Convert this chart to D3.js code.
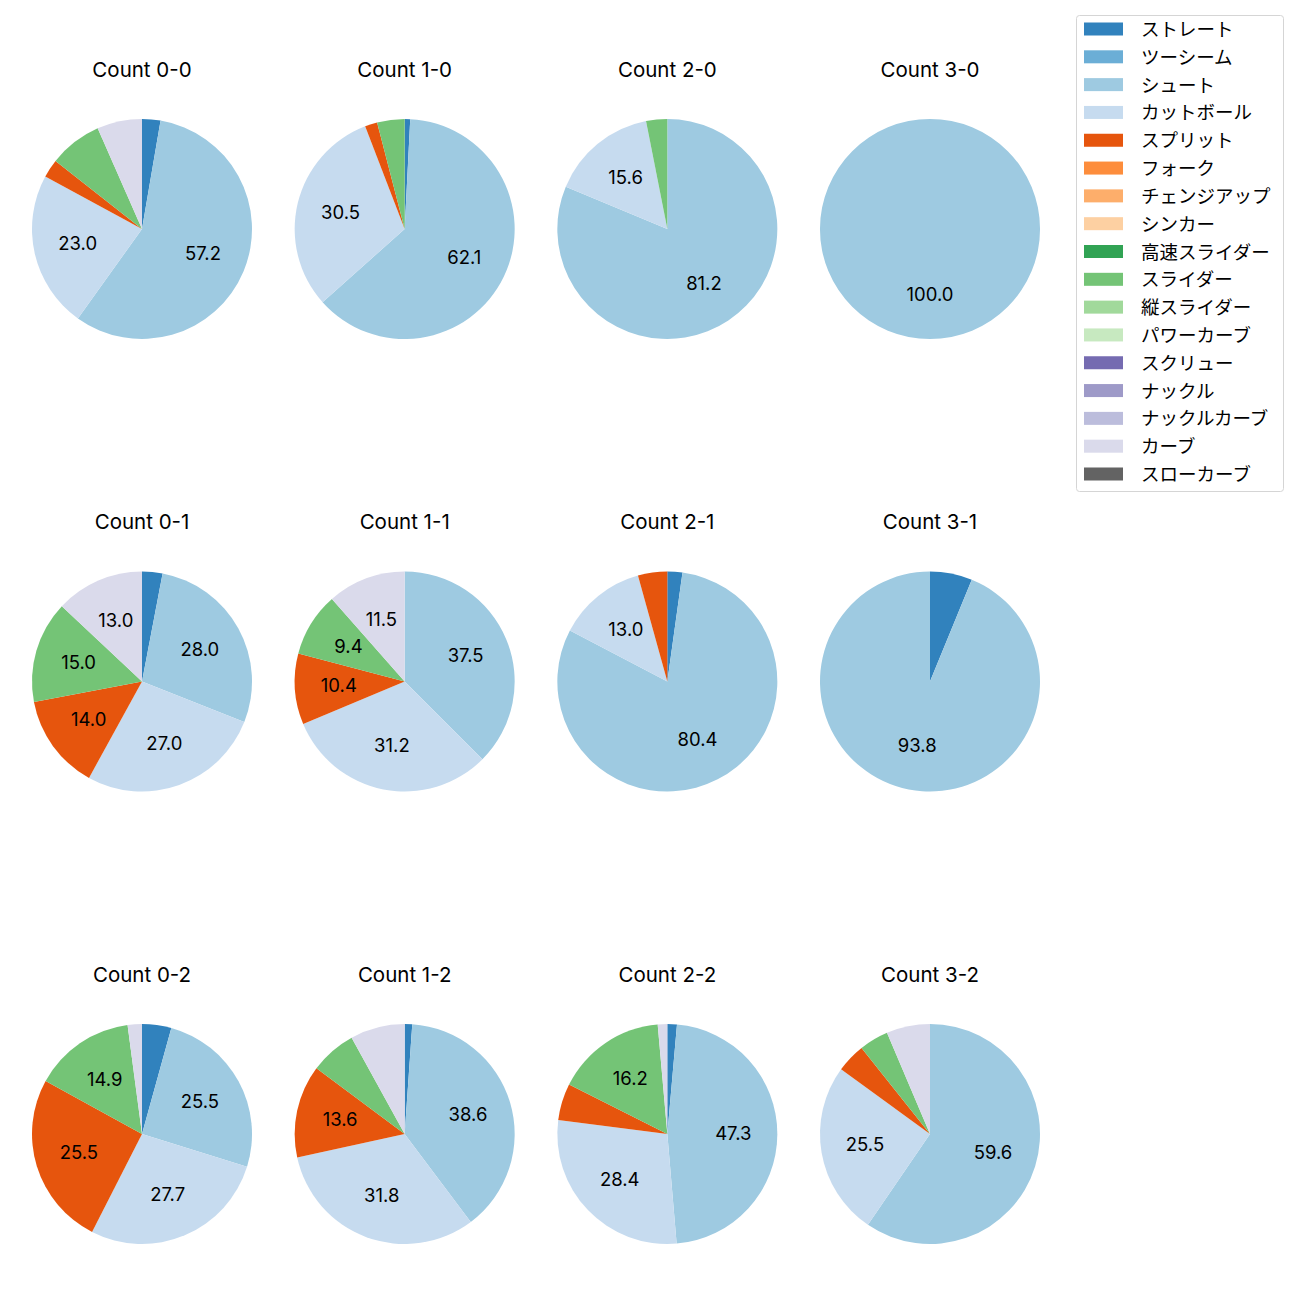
<!DOCTYPE html>
<html><head><meta charset="utf-8">
<script src="https://cdn.jsdelivr.net/npm/d3@7"></script>
<style>body{margin:0;background:#fff;} svg{display:block;font-family:Inter,"Noto Sans CJK JP","Noto Sans",sans-serif;}</style>
</head><body>
<script>
const pitchTypes = ["ストレート","ツーシーム","シュート","カットボール","スプリット","フォーク","チェンジアップ","シンカー","高速スライダー","スライダー","縦スライダー","パワーカーブ","スクリュー","ナックル","ナックルカーブ","カーブ","スローカーブ"];
const pitchColors = ["#3182bd","#6baed6","#9ecae1","#c6dbef","#e6550d","#fd8d3c","#fdae6b","#fdd0a2","#31a354","#74c476","#a1d99b","#c7e9c0","#756bb1","#9e9ac8","#bcbddc","#dadaeb","#636363"];
const counts = ["0-0","1-0","2-0","3-0","0-1","1-1","2-1","3-1","0-2","1-2","2-2","3-2"];
// values (%) per count, order: ストレート, シュート, カットボール, スプリット, スライダー, カーブ
const sliceTypes = ["ストレート","シュート","カットボール","スプリット","スライダー","カーブ"];
const c00 = [2.7, 57.2, 23.0, 2.7, 7.8, 6.6];
const c10 = [0.8, 62.1, 30.5, 1.8, 4.0, 0];
const c20 = [0, 81.2, 15.6, 0, 3.1, 0];
const c30 = [0, 100.0, 0, 0, 0, 0];
const c01 = [3.0, 28.0, 27.0, 14.0, 15.0, 13.0];
const c11 = [0, 37.5, 31.2, 10.4, 9.4, 11.5];
const c21 = [2.2, 80.4, 13.0, 4.3, 0, 0];
const c31 = [6.2, 93.8, 0, 0, 0, 0];
const c02 = [4.3, 25.5, 27.7, 25.5, 14.9, 2.1];
const c12 = [1.1, 38.6, 31.8, 13.6, 6.8, 8.0];
const c22 = [1.4, 47.3, 28.4, 5.4, 16.2, 1.4];
const c32 = [0, 59.6, 25.5, 4.3, 4.3, 6.4];
const allValues = [c00,c10,c20,c30,c01,c11,c21,c31,c02,c12,c22,c32];

const W = 1300, H = 1300;
const svg = d3.select("body").append("svg").attr("width", W).attr("height", H);
const color = d3.scaleOrdinal().domain(pitchTypes).range(pitchColors);

const colX = d3.scalePoint().domain([0,1,2,3]).range([142, 930]);
const rowY = d3.scalePoint().domain([0,1,2]).range([229, 1134]);
const R = 110;

const pie = d3.pie().sort(null).value(d => d.v).startAngle(0).endAngle(2*Math.PI);
const arc = d3.arc().innerRadius(0).outerRadius(R);
const labelArc = d3.arc().innerRadius(R*0.6).outerRadius(R*0.6);

counts.forEach((c, i) => {
  const col = i % 4, row = Math.floor(i / 4);
  const g = svg.append("g").attr("transform", `translate(${colX(col)},${rowY(row)})`);
  const data = sliceTypes.map((t, k) => ({t, v: allValues[i][k]})).filter(d => d.v > 0);
  const arcs = pie(data);
  g.selectAll("path").data(arcs).join("path")
    .attr("d", arc).attr("fill", d => color(d.data.t));
  g.selectAll("text.lbl").data(arcs.filter(d => d.data.v >= 9)).join("text")
    .attr("class","lbl")
    .attr("transform", d => { const p = labelArc.centroid(d); return `translate(${p[0]},${p[1]-1})`; })
    .attr("text-anchor","middle").attr("dominant-baseline","central")
    .attr("font-size", 18.5).attr("fill","#000")
    .text(d => d.data.v.toFixed(1));
  g.append("text").attr("x", 0).attr("y", -160)
    .attr("text-anchor","middle").attr("dominant-baseline","central")
    .attr("font-size", 20.5).attr("fill","#000")
    .text("Count " + c);
});

// legend
const lg = svg.append("g").attr("transform","translate(1076,15)");
lg.append("rect").attr("x",0.5).attr("y",0.5).attr("width",207).attr("height",476)
  .attr("rx",3).attr("fill","#fff").attr("stroke","#d5d5d5");
const ly = d3.scalePoint().domain(pitchTypes).range([14, 459]);
pitchTypes.forEach(t => {
  lg.append("rect").attr("x",8).attr("y",ly(t)-6.5).attr("width",39).attr("height",13).attr("fill",color(t));
  lg.append("text").attr("x",65).attr("y",ly(t)).attr("dominant-baseline","central")
    .attr("font-size",18.5).attr("fill","#000").text(t);
});
</script>
</body></html>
_ _ _ _
WRITTEN EXERCISE:
Write down every line from the opening of the listing to the line with "const R = 110;", both included, and nothing else; the pictures are omitted.

EXERCISE RESPONSE:
Convert this chart to D3.js code.
<!DOCTYPE html>
<html><head><meta charset="utf-8">
<script src="https://cdn.jsdelivr.net/npm/d3@7"></script>
<style>body{margin:0;background:#fff;} svg{display:block;font-family:Inter,"Noto Sans CJK JP","Noto Sans",sans-serif;}</style>
</head><body>
<script>
const pitchTypes = ["ストレート","ツーシーム","シュート","カットボール","スプリット","フォーク","チェンジアップ","シンカー","高速スライダー","スライダー","縦スライダー","パワーカーブ","スクリュー","ナックル","ナックルカーブ","カーブ","スローカーブ"];
const pitchColors = ["#3182bd","#6baed6","#9ecae1","#c6dbef","#e6550d","#fd8d3c","#fdae6b","#fdd0a2","#31a354","#74c476","#a1d99b","#c7e9c0","#756bb1","#9e9ac8","#bcbddc","#dadaeb","#636363"];
const counts = ["0-0","1-0","2-0","3-0","0-1","1-1","2-1","3-1","0-2","1-2","2-2","3-2"];
// values (%) per count, order: ストレート, シュート, カットボール, スプリット, スライダー, カーブ
const sliceTypes = ["ストレート","シュート","カットボール","スプリット","スライダー","カーブ"];
const c00 = [2.7, 57.2, 23.0, 2.7, 7.8, 6.6];
const c10 = [0.8, 62.1, 30.5, 1.8, 4.0, 0];
const c20 = [0, 81.2, 15.6, 0, 3.1, 0];
const c30 = [0, 100.0, 0, 0, 0, 0];
const c01 = [3.0, 28.0, 27.0, 14.0, 15.0, 13.0];
const c11 = [0, 37.5, 31.2, 10.4, 9.4, 11.5];
const c21 = [2.2, 80.4, 13.0, 4.3, 0, 0];
const c31 = [6.2, 93.8, 0, 0, 0, 0];
const c02 = [4.3, 25.5, 27.7, 25.5, 14.9, 2.1];
const c12 = [1.1, 38.6, 31.8, 13.6, 6.8, 8.0];
const c22 = [1.4, 47.3, 28.4, 5.4, 16.2, 1.4];
const c32 = [0, 59.6, 25.5, 4.3, 4.3, 6.4];
const allValues = [c00,c10,c20,c30,c01,c11,c21,c31,c02,c12,c22,c32];

const W = 1300, H = 1300;
const svg = d3.select("body").append("svg").attr("width", W).attr("height", H);
const color = d3.scaleOrdinal().domain(pitchTypes).range(pitchColors);

const colX = d3.scalePoint().domain([0,1,2,3]).range([142, 930]);
const rowY = d3.scalePoint().domain([0,1,2]).range([229, 1134]);
const R = 110;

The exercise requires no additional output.